#### Instruction:
Search the data for the word "this" and copy every line that contains it.

#### Data records:

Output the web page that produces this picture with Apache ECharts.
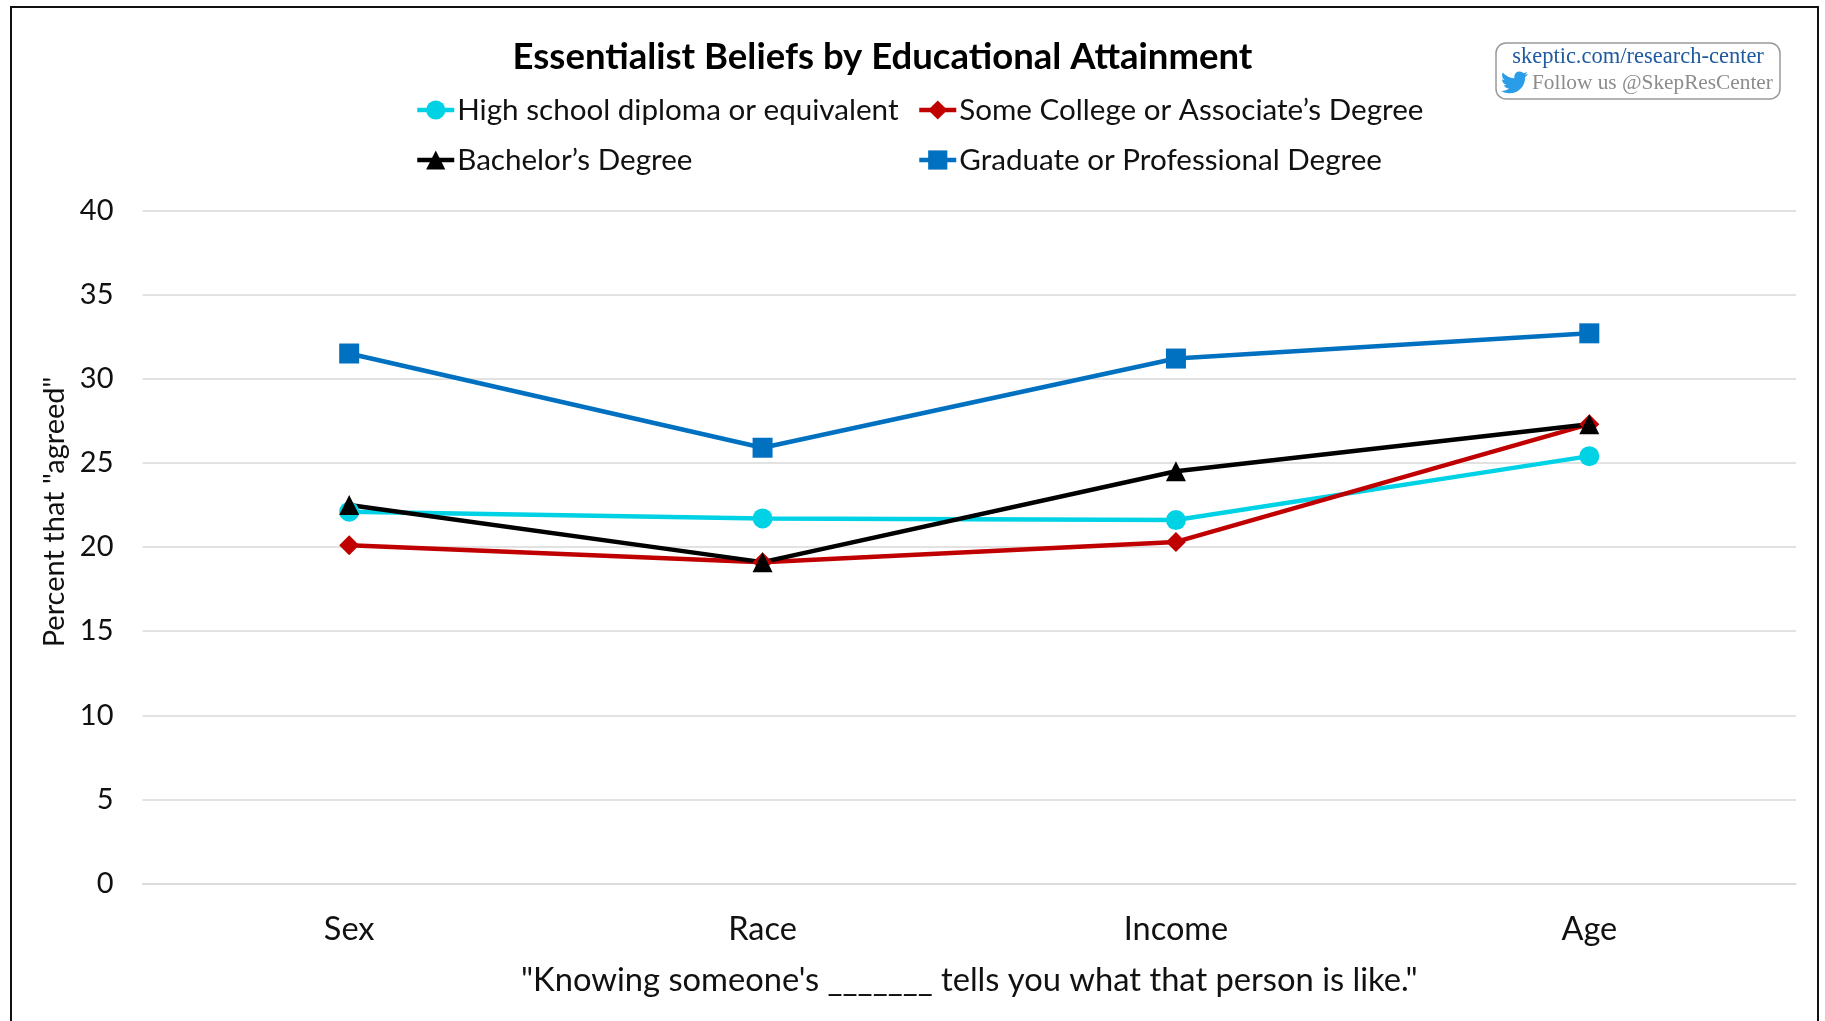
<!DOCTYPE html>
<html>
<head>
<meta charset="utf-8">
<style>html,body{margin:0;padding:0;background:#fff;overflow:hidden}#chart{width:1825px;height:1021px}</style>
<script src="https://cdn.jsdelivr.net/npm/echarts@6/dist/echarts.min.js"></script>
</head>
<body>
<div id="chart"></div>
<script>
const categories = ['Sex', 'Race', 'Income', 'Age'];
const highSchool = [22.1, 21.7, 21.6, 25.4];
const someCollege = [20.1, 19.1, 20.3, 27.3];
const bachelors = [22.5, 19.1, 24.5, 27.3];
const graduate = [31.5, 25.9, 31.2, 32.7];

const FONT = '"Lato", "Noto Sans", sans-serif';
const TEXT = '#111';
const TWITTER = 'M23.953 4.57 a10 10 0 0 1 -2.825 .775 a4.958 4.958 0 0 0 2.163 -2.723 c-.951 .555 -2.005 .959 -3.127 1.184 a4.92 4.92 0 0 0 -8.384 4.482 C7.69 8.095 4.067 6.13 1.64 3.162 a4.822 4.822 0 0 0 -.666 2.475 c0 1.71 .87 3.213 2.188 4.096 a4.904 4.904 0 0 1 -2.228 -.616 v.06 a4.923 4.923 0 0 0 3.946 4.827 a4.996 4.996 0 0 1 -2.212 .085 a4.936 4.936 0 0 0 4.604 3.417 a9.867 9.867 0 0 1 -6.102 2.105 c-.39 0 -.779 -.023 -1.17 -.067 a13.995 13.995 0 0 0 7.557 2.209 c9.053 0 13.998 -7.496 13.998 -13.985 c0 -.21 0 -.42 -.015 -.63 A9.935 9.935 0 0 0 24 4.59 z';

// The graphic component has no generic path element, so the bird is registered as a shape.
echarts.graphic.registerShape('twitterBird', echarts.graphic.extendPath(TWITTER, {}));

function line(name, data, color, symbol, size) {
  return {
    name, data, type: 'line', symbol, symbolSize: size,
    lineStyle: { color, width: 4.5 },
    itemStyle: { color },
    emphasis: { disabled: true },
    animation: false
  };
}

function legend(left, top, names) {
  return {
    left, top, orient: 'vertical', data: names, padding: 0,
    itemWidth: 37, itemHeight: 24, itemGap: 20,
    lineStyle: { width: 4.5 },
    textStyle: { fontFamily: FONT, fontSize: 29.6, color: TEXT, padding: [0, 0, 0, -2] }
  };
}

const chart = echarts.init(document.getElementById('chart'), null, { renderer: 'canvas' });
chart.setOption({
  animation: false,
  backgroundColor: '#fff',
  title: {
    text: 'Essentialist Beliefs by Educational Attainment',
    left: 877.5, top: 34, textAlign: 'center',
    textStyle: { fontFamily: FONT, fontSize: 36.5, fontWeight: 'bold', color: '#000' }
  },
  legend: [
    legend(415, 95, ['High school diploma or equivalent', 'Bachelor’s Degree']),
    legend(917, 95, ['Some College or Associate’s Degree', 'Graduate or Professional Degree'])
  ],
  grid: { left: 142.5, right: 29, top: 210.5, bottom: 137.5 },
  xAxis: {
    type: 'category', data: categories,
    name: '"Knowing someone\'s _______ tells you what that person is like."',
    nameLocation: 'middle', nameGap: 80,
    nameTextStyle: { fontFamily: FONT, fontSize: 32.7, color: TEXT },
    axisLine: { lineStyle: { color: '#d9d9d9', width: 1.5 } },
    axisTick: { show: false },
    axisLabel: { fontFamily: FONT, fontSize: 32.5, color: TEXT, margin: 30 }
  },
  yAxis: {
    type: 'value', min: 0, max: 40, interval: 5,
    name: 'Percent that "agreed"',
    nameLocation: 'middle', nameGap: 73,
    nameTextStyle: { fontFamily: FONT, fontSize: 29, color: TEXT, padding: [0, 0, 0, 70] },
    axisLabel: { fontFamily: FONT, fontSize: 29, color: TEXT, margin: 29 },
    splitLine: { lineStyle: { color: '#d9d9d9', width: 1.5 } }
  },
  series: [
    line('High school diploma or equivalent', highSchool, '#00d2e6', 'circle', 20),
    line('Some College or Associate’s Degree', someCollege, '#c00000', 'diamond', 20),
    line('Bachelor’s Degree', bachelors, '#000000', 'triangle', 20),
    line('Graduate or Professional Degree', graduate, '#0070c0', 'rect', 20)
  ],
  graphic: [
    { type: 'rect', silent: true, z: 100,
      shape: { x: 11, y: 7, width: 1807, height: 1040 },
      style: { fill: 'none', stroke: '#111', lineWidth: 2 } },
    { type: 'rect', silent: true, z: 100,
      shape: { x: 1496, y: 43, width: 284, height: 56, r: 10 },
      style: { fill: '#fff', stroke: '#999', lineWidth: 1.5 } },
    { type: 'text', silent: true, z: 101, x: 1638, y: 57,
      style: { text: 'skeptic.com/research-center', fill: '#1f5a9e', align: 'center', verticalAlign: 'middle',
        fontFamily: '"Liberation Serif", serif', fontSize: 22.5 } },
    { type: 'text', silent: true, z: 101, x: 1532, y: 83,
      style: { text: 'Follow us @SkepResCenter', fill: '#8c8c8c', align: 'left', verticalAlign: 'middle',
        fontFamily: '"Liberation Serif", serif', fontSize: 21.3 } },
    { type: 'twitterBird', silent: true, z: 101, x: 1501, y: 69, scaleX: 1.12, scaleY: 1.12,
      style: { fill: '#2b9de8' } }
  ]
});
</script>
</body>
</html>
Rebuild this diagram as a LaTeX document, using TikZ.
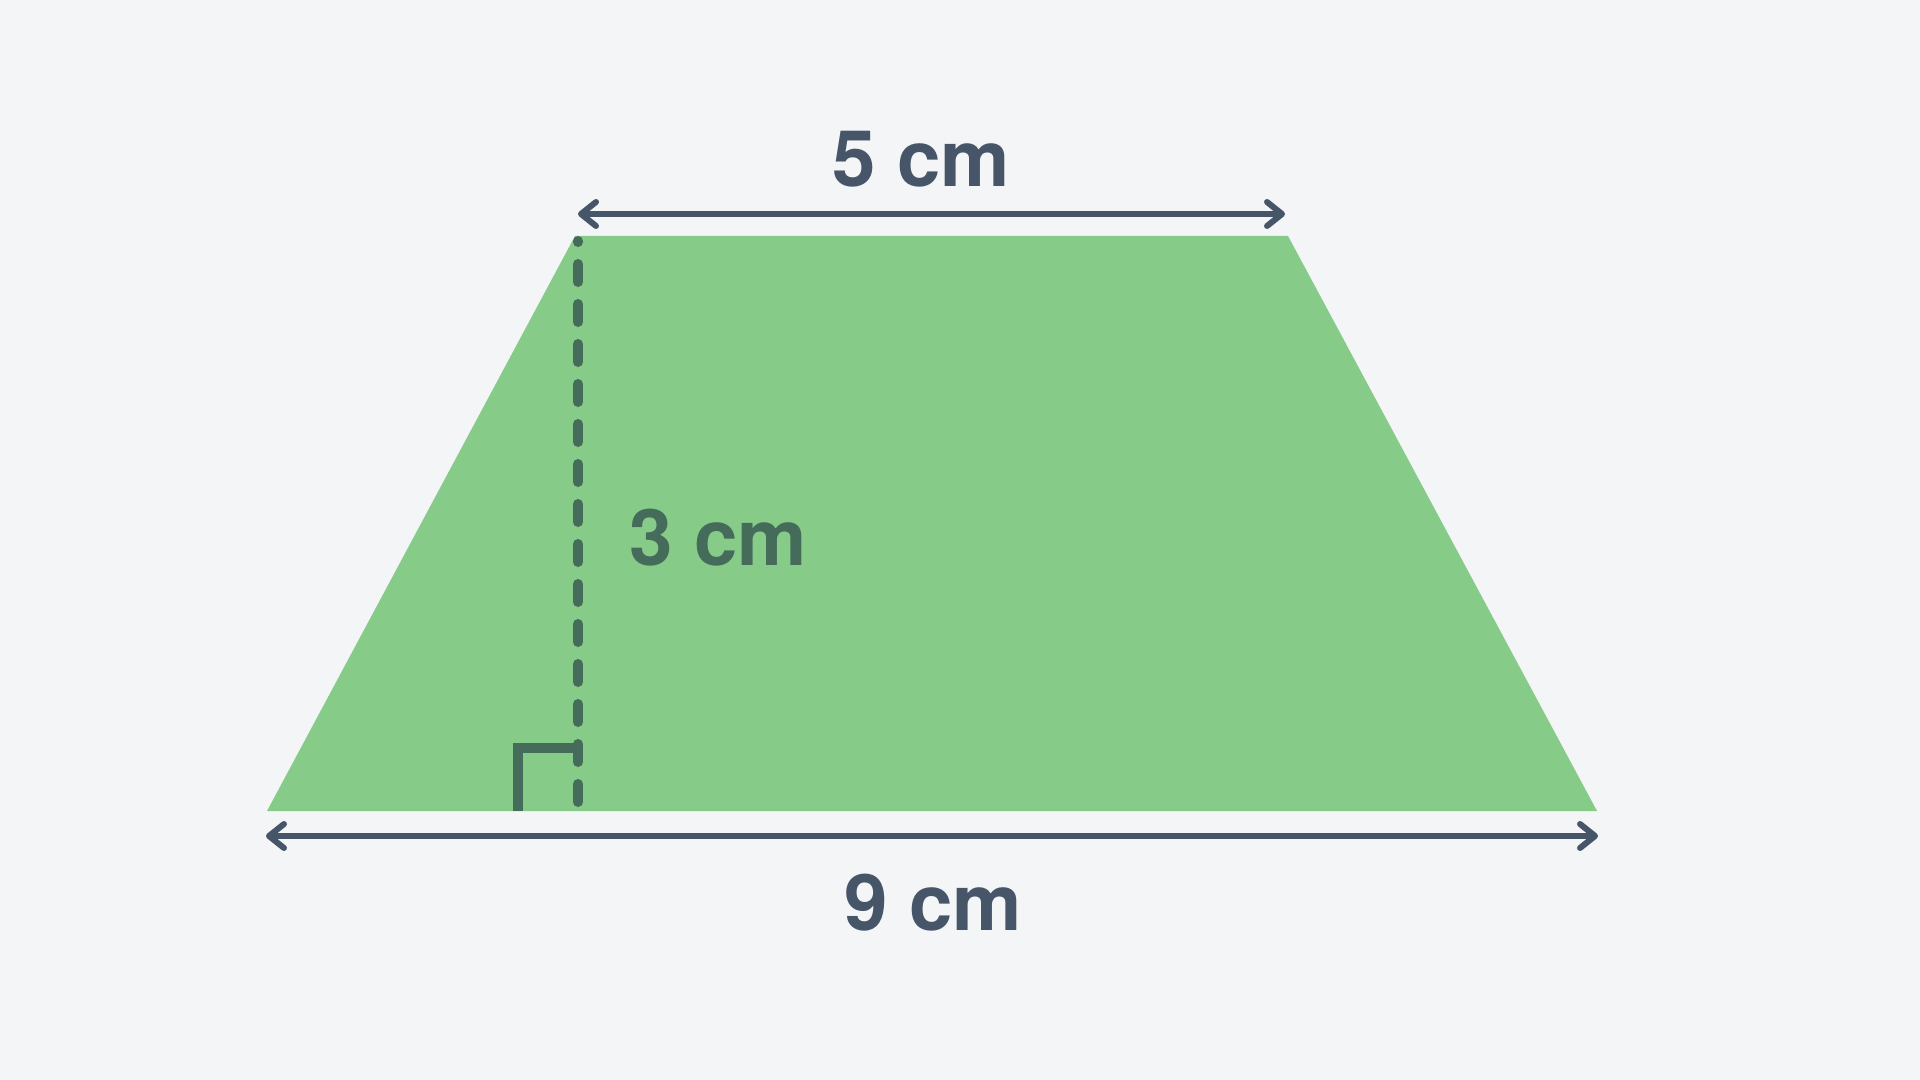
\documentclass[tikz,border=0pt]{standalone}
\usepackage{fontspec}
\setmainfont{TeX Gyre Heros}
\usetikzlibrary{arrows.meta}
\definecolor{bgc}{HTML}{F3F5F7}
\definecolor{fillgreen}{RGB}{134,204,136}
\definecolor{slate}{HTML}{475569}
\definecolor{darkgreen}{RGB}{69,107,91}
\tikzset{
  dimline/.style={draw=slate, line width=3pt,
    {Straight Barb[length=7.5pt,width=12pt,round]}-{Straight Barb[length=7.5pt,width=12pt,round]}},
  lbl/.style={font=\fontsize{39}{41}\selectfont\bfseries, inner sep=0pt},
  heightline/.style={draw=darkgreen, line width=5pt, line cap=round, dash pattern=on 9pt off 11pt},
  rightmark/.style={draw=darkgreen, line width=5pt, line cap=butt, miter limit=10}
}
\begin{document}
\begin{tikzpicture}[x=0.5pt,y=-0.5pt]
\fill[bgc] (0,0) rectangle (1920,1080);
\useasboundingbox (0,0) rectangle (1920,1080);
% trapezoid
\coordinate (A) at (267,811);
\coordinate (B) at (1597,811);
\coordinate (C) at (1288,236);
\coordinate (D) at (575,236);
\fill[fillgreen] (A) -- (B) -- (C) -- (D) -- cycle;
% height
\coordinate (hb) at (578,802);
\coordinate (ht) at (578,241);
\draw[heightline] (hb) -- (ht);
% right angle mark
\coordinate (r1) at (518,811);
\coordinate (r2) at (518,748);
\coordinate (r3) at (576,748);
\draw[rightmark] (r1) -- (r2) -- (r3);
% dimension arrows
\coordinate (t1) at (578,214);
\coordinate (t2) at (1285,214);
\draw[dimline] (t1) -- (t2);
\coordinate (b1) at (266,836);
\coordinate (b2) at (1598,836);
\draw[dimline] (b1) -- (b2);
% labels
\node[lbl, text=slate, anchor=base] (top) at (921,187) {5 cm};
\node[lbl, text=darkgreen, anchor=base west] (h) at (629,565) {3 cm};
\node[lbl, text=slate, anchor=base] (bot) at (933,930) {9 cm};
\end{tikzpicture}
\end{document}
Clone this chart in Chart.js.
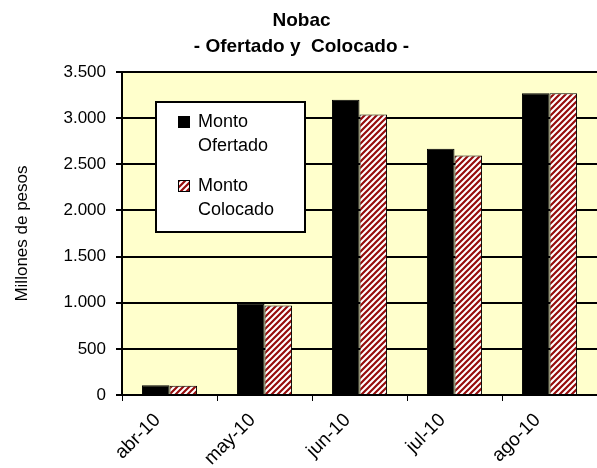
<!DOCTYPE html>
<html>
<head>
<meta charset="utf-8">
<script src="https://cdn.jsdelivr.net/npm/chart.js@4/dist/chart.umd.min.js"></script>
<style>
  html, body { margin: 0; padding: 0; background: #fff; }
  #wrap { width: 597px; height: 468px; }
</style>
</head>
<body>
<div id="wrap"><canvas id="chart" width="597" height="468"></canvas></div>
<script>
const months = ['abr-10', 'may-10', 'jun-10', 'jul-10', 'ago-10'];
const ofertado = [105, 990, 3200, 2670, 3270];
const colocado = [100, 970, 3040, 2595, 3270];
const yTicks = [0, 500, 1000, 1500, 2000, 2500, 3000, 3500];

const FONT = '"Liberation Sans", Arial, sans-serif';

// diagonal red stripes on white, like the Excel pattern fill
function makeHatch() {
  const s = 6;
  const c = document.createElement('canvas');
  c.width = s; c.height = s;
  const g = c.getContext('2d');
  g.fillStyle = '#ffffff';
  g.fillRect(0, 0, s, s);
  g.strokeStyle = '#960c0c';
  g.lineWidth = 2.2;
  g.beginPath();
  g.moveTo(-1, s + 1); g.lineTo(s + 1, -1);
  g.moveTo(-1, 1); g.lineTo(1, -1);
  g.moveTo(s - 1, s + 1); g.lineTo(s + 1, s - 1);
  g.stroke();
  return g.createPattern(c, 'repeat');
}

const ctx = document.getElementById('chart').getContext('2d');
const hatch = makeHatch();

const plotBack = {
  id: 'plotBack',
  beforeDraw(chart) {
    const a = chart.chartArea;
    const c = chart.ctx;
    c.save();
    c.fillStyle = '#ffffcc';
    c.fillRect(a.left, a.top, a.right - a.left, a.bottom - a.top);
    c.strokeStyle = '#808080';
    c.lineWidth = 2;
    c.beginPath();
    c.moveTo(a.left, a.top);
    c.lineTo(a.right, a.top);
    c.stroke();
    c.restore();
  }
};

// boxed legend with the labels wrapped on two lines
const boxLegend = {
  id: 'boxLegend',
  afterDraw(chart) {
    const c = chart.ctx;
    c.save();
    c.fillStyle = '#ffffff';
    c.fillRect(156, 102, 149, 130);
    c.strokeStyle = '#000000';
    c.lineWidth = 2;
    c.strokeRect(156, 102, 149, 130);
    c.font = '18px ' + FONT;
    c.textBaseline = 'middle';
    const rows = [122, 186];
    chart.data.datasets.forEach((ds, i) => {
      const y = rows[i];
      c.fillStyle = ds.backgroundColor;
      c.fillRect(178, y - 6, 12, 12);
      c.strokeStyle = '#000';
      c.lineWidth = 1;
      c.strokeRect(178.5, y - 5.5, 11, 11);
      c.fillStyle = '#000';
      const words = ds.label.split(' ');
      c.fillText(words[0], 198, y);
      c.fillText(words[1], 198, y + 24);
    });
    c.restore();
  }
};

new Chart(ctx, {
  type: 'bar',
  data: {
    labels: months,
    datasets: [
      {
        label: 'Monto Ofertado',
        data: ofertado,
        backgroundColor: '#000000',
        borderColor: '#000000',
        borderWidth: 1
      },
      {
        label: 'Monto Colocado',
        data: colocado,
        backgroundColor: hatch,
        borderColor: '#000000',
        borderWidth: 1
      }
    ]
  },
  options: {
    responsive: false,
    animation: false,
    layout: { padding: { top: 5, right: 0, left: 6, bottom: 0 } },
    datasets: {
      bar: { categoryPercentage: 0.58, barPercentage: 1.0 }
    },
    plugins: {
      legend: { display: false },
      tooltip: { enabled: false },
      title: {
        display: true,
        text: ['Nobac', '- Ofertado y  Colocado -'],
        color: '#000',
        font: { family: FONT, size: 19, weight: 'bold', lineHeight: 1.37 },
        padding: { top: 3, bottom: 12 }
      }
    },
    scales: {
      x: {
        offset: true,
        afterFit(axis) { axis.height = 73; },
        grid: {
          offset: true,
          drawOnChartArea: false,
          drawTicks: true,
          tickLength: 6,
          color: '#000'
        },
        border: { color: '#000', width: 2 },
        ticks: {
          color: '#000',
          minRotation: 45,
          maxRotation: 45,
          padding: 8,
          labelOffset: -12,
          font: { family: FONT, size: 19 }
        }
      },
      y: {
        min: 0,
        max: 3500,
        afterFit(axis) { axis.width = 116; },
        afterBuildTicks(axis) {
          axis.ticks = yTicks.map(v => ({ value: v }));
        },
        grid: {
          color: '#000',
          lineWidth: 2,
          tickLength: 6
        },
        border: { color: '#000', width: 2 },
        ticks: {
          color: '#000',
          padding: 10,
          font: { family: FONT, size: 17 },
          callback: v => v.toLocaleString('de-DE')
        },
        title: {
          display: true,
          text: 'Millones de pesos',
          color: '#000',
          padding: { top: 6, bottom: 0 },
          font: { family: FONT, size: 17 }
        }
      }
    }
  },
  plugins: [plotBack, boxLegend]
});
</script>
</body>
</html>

#### The answer:
Output the web page that produces this picture with Apache ECharts.
Rebuild this diagram as a LaTeX document, using TikZ.
Clone this chart in Chart.js.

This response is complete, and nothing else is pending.